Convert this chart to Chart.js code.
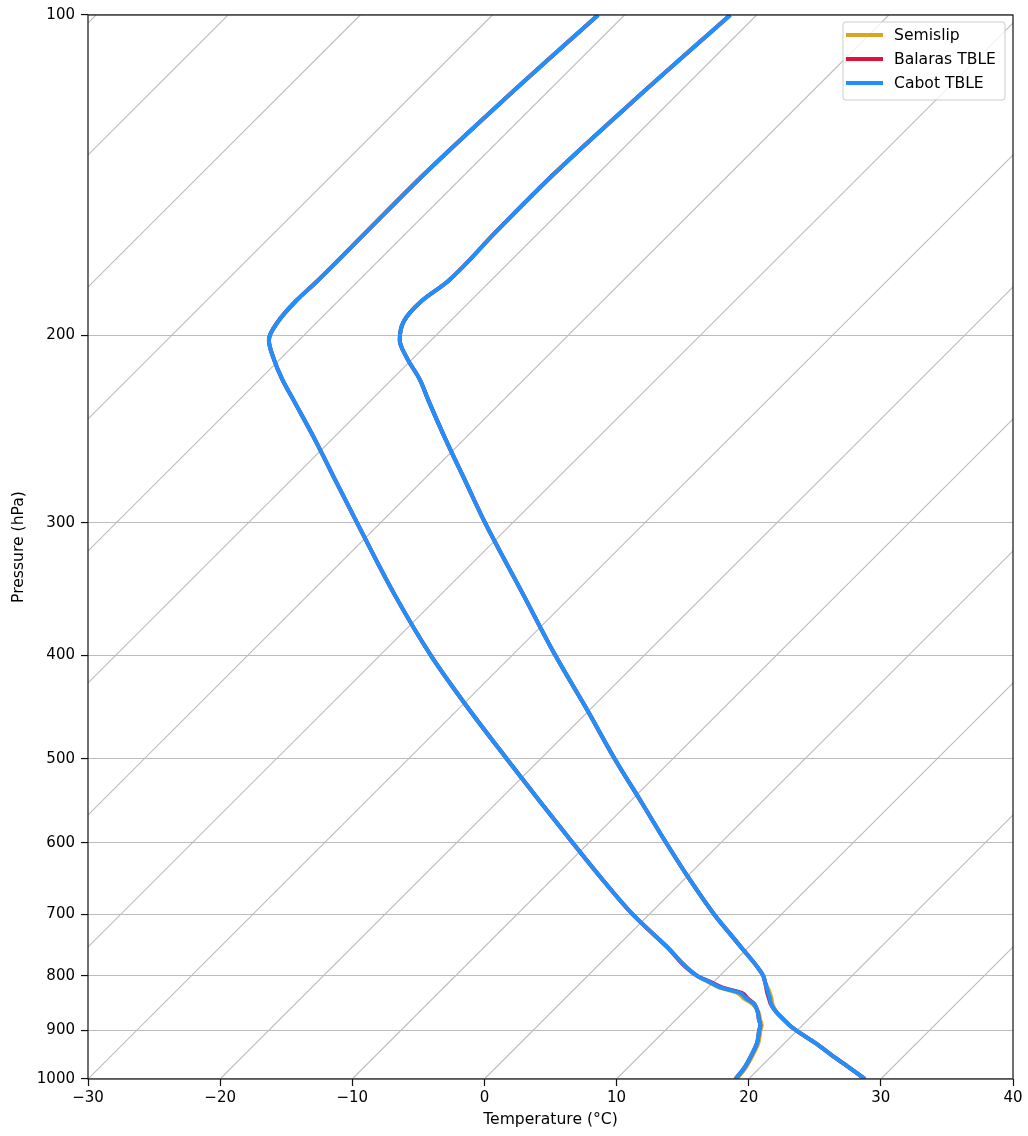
<!DOCTYPE html>
<html>
<head>
<meta charset="utf-8">
<script src="https://cdn.jsdelivr.net/npm/chart.js@4"></script>
<style>
  html, body { margin: 0; padding: 0; background: #fff; }
</style>
</head>
<body>
<canvas id="chart" width="1028" height="1136"></canvas>
<script>
// pressure levels (hPa) shared by every profile
const pressure = [1000, 975, 950, 925, 900, 890, 880, 865, 850, 840, 830, 820, 810, 800, 750, 700, 650, 600,
                  550, 500, 450, 400, 350, 300, 275, 250, 230, 220, 210, 202, 194, 186, 178, 160, 141, 120, 100];

// temperature profiles (°C)
const tempSemislip = [28.8, 26.7, 24.5, 22.3, 19.9, 19.0, 18.2, 17.03, 16.1, 15.62, 15.07, 14.47, 13.85, 13.29, 9.28, 4.89, 0.48, -4.12,
                      -9.02, -14.41, -20.17, -26.7, -33.84, -42.1, -46.59, -51.5, -55.7, -57.9, -60.5, -62.4, -63.5, -63.7, -63.2, -63.3, -63.3, -62.8, -62.0];
const tempBalaras = [28.8, 26.7, 24.5, 22.3, 19.9, 19.0, 18.2, 17.0, 15.97, 15.43, 14.88, 14.37, 13.85, 13.29, 9.28, 4.89, 0.48, -4.12,
                     -9.02, -14.41, -20.17, -26.7, -33.84, -42.1, -46.59, -51.5, -55.7, -57.9, -60.5, -62.4, -63.5, -63.7, -63.2, -63.3, -63.3, -62.8, -62.0];
const tempCabot = [28.8, 26.7, 24.5, 22.3, 19.9, 19.0, 18.2, 17.0, 16.0, 15.5, 14.95, 14.4, 13.85, 13.29, 9.28, 4.89, 0.48, -4.12,
                   -9.02, -14.41, -20.17, -26.7, -33.84, -42.1, -46.59, -51.5, -55.7, -57.9, -60.5, -62.4, -63.5, -63.7, -63.2, -63.3, -63.3, -62.8, -62.0];

// dewpoint profiles (°C)
const dewSemislip = [19.1, 18.9, 18.5, 18.0, 17.2, 16.9, 16.4, 15.65, 14.6, 13.52, 12.62, 10.77, 9.52, 8.29, 3.68, -1.28, -6.12, -11.19,
                     -16.65, -22.58, -29.08, -36.12, -43.58, -51.79, -56.39, -61.4, -65.9, -68.3, -70.6, -72.3, -73.0, -73.2, -73.1, -73.1, -73.1, -72.7, -72.0];
const dewBalaras = [19.0, 18.8, 18.4, 17.9, 17.1, 16.8, 16.3, 15.6, 14.74, 13.82, 12.95, 11.03, 9.68, 8.29, 3.68, -1.28, -6.12, -11.19,
                    -16.65, -22.58, -29.08, -36.12, -43.58, -51.79, -56.39, -61.4, -65.9, -68.3, -70.6, -72.3, -73.0, -73.2, -73.1, -73.1, -73.1, -72.7, -72.0];
const dewCabot = [19.0, 18.8, 18.4, 17.9, 17.1, 16.8, 16.3, 15.6, 14.7, 13.7, 12.8, 10.9, 9.6, 8.29, 3.68, -1.28, -6.12, -11.19,
                  -16.65, -22.58, -29.08, -36.12, -43.58, -51.79, -56.39, -61.4, -65.9, -68.3, -70.6, -72.3, -73.0, -73.2, -73.1, -73.1, -73.1, -72.7, -72.0];

const seriesNames = ['Semislip', 'Balaras TBLE', 'Cabot TBLE'];
const seriesColors = ['#daa520', '#dc143c', '#1e90ff'];
const seriesTemps = [tempSemislip, tempBalaras, tempCabot];
const seriesDews = [dewSemislip, dewBalaras, dewCabot];

const isotherms = [-120, -110, -100, -90, -80, -70, -60, -50, -40, -30, -20, -10, 0, 10, 20, 30, 40];
const xTicks = [-30, -20, -10, 0, 10, 20, 30, 40];
const yTicks = [100, 200, 300, 400, 500, 600, 700, 800, 900, 1000];

// skew-T: isotherms run at 45 degrees, i.e. ~80.6 °C per pressure decade on this canvas
const SKEW = 80.6;
const skewX = (t, p) => t + SKEW * Math.log10(1000 / p);
const profile = temps => temps.map((t, i) => ({ x: skewX(t, pressure[i]), y: pressure[i] }));

const FONT = 'DejaVu Sans';
const GRID = '#bcbcbc';
Chart.defaults.font.family = FONT;
Chart.defaults.font.size = 15;
Chart.defaults.color = '#000';

const datasets = [];
// higher "order" is drawn underneath, so Cabot ends up on top
[2, 1, 0].forEach((s, k) => {
    [seriesTemps[s], seriesDews[s]].forEach(arr => {
        datasets.push({
            label: seriesNames[s],
            data: profile(arr),
            indexAxis: 'y',
            borderColor: seriesColors[s],
            borderWidth: 4,
            pointRadius: 0,
            cubicInterpolationMode: 'monotone',
            borderJoinStyle: 'round',
            clip: 0,
            order: k
        });
    });
});
isotherms.forEach(t => {
    datasets.push({
        label: 'iso' + t,
        data: [{ x: skewX(t, 1000), y: 1000 }, { x: skewX(t, 100), y: 100 }],
        indexAxis: 'y',
        borderColor: GRID,
        borderWidth: 1.1,
        pointRadius: 0,
        clip: 0,
        order: 10
    });
});

// axes frame and legend box
const frameAndLegend = {
    id: 'frameAndLegend',
    afterDatasetsDraw(chart) {
        const { ctx, chartArea: a } = chart;
        ctx.save();
        ctx.strokeStyle = '#111';
        ctx.lineWidth = 1.2;
        ctx.strokeRect(a.left, a.top, a.right - a.left, a.bottom - a.top);
        ctx.restore();
    },
    afterDraw(chart) {
        const { ctx, chartArea: a } = chart;
        const w = 162, h = 78;
        const bx = a.right - 8 - w, by = a.top + 7, r = 3;
        ctx.save();
        ctx.beginPath();
        ctx.moveTo(bx + r, by);
        ctx.arcTo(bx + w, by, bx + w, by + h, r);
        ctx.arcTo(bx + w, by + h, bx, by + h, r);
        ctx.arcTo(bx, by + h, bx, by, r);
        ctx.arcTo(bx, by, bx + w, by, r);
        ctx.closePath();
        ctx.fillStyle = 'rgba(255,255,255,0.8)';
        ctx.fill();
        ctx.strokeStyle = '#cccccc';
        ctx.lineWidth = 1;
        ctx.stroke();

        ctx.font = '15.6px "' + FONT + '"';
        ctx.textBaseline = 'middle';
        ctx.textAlign = 'left';
        seriesNames.forEach((name, i) => {
            const y = by + 13 + i * 24;
            ctx.strokeStyle = seriesColors[i];
            ctx.lineWidth = 4;
            ctx.beginPath();
            ctx.moveTo(bx + 3, y);
            ctx.lineTo(bx + 40, y);
            ctx.stroke();
            ctx.fillStyle = '#000';
            ctx.fillText(name, bx + 51, y + 1);
        });
        ctx.restore();
    }
};

new Chart(document.getElementById('chart'), {
    type: 'line',
    data: { datasets },
    options: {
        responsive: false,
        animation: false,
        layout: { padding: { top: 14, right: 15, left: 0, bottom: 0 } },
        plugins: { legend: { display: false }, tooltip: { enabled: false } },
        scales: {
            x: {
                type: 'linear',
                min: -30,
                max: 40,
                afterFit: s => { s.height = 57; },
                afterBuildTicks: s => { s.ticks = xTicks.map(v => ({ value: v })); },
                ticks: {
                    padding: 3,
                    maxRotation: 0,
                    callback: v => String(v).replace('-', '\u2212')
                },
                grid: { drawOnChartArea: false, tickColor: '#111', tickLength: 7, tickWidth: 1.2 },
                border: { display: false },
                title: { display: true, text: 'Temperature (°C)', font: { size: 15.6 }, padding: { top: 0, bottom: 7 } }
            },
            y: {
                type: 'logarithmic',
                reverse: true,
                min: 100,
                max: 1000,
                afterFit: s => { s.width = 88; },
                afterBuildTicks: s => { s.ticks = yTicks.map(v => ({ value: v })); },
                ticks: { padding: 6, callback: v => String(v) },
                grid: { color: GRID, lineWidth: 1.1, tickColor: '#111', tickLength: 7, tickWidth: 1.2 },
                border: { display: false },
                title: { display: true, text: 'Pressure (hPa)', font: { size: 15.6 }, padding: { top: 10, bottom: 0 } }
            }
        }
    },
    plugins: [frameAndLegend]
});
</script>
</body>
</html>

**PROBLEM TO SOLVE:** Take the material above from its first line through the line holding "141, 120, 100];" and set it down exactly, without the pictures.

**EXERCISE RESULT:**
Convert this chart to Chart.js code.
<!DOCTYPE html>
<html>
<head>
<meta charset="utf-8">
<script src="https://cdn.jsdelivr.net/npm/chart.js@4"></script>
<style>
  html, body { margin: 0; padding: 0; background: #fff; }
</style>
</head>
<body>
<canvas id="chart" width="1028" height="1136"></canvas>
<script>
// pressure levels (hPa) shared by every profile
const pressure = [1000, 975, 950, 925, 900, 890, 880, 865, 850, 840, 830, 820, 810, 800, 750, 700, 650, 600,
                  550, 500, 450, 400, 350, 300, 275, 250, 230, 220, 210, 202, 194, 186, 178, 160, 141, 120, 100];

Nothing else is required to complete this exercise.